The life of a cemetery director is not an easy one. It’s full of stress, gravedigging and strategically placing the dead throughout the cemetery.
And there’s more to the job than meets the eye.
“This is not all we do,” said Arcell Addison, who retired Tuesday as McComb Cemetery Director after 24 years with the city. “For instance, during the Azalea Festival, we’re involved in setting up Edgewood Park and cleaning up after the festival.”
Addison, a six-year U.S. Army veteran, joined the department in 1988 after the Rev. Ralph Williams — a crew leader with the public works department’s street division at the time — advised him to apply for a job and offered his support.
“I wasn’t planning on being here this long,” Addison said with a laugh. “I got married. After five years, there was no need to up and quit a job.”
So Addison continued as a maintenance technician with the cemetery division. Over the next 24 years, he twice served as interim superintendent, retiring as permanent superintendent. He has witnessed a number of changes in the division.
Addison joined the city about 10 years after the late J.D. Anglin, then the city’s sexton — the title that preceded cemetery director — retired. His son, Thomas, who was over the cemetery association, succeeded him.
The city did away with cemetery associations in 1996 and hired Anglin as superintendent.
Addison’s days typically started with a 7 a.m. arrival and a list of tasks. He touched base with funeral homes around 9:30 a.m. to schedule graveside services and arrange the name, plot lot and time, and to determine if burials would involve mausoleum vaults or dug graves.
All that information is neatly compiled in three separate books. But many days didn’t go quite as planned.
“There are days the job can get to you,” Addison said. “Say the phone rings and you sent your guys out for a priority. You have four guys from (the Mississippi Department of Corrections) doing work, and by the time you get those guys started, a problem comes up.”
Such was the case with a last-minute request for a free burial in Potters Field from a funeral home in Brookhaven.

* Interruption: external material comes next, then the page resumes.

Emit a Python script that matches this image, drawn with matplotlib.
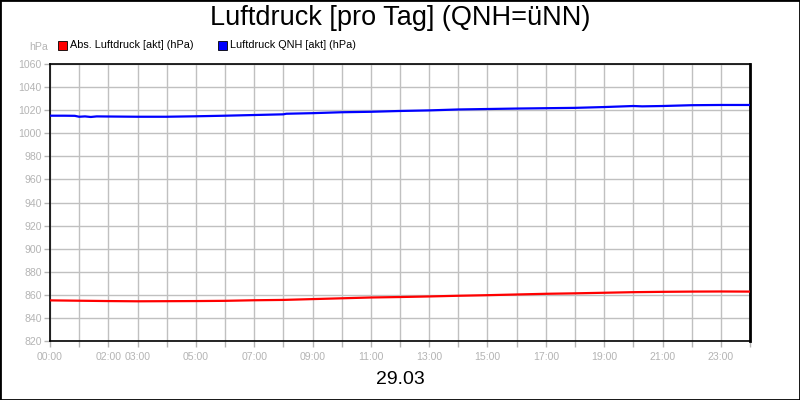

“We had to reorganize work crews to locate a spot out there and get it done within two hours,” Addison said. “We did it.”

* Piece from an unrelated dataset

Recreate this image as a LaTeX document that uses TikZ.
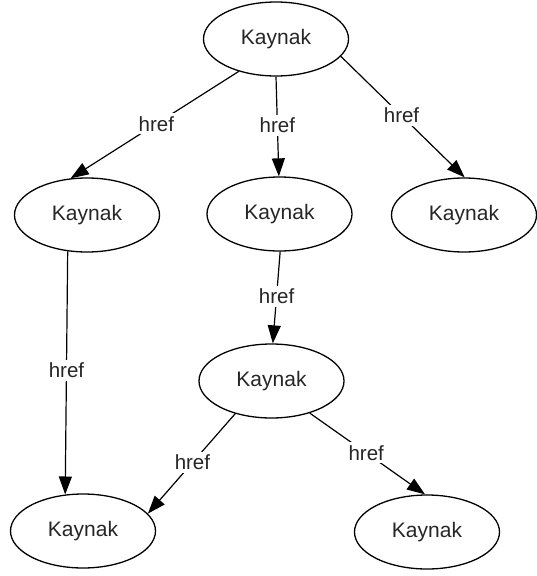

And sometimes the days are jam-packed. Addison recalled a Saturday with five funerals, all back-to-back, requiring services and flower arrangements. Addison and grave digger Bobby Coon even served as pallbearers in one.

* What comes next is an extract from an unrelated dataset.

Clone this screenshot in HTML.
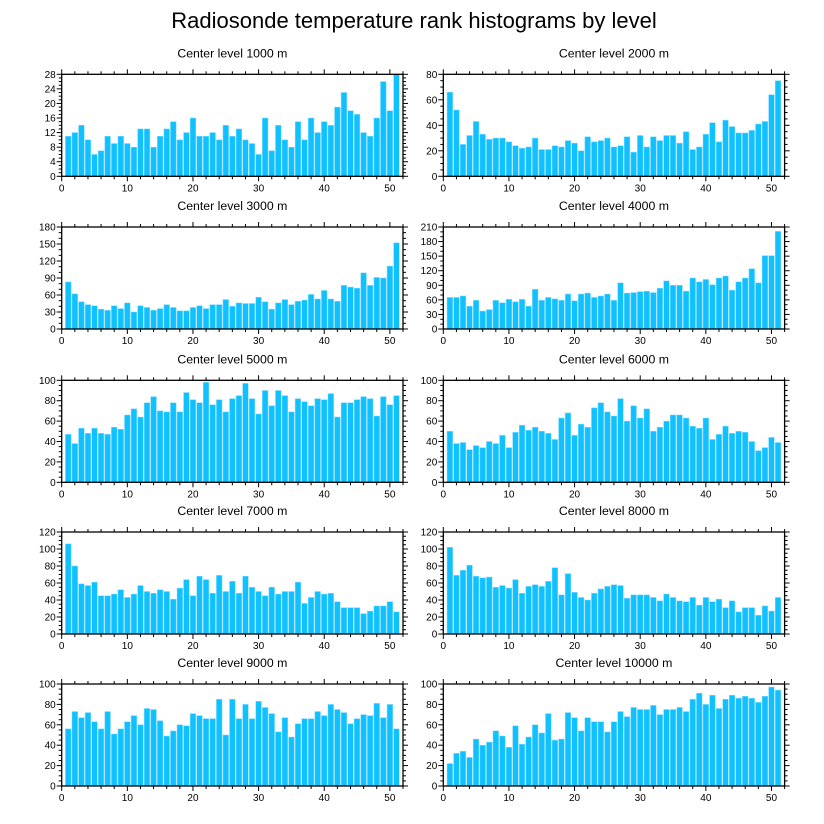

“To do the paperwork, make sure everything is together and make sure everyone is where they’re supposed to be — it can get stressful,” Addison said.
Other issues can be bizarre. Addison said no human fell into a grave during his tenure, but other mammals have taken a 6-foot plunge.
A person who lives near the cemetery discovered its dangers one night when his dog ran off. Despite plywood covering a fresh grave, the dog fell into it.
A more harrowing tale involves the handful of times people were buried in the wrong locations. Addison recalled three such cases, and the headaches they involved — going through the funeral home and city attorney, obtaining a court order and written permission to go back on the plot, “disinterring” the body and reburying it.
One case involved a dispute between a grandmother and granddaughter who wanted to bury a relative in a plot the grandmother owned.
“But grandmama didn’t give her permission to put him there,” he said. “She asked us to disinter him and have him moved off her lots.
“With the way the legal system is set up, we have managed to not get sued yet. The problem was corrected. We didn’t get all the information we needed from the particular funeral home.”
On the verge of riding off into his sunset, Addison didn’t mince words about the things he will and will not like about his job.
“It was (an enjoyable job) until a lot of the stress. It’s stressful,” Addison said. “I’m not going to miss the stress. I’m going to miss the guys. I’m going to miss working with the funeral homes. They’ve got some good people. We’ve gotten along well these past years. I’m going to miss all that.”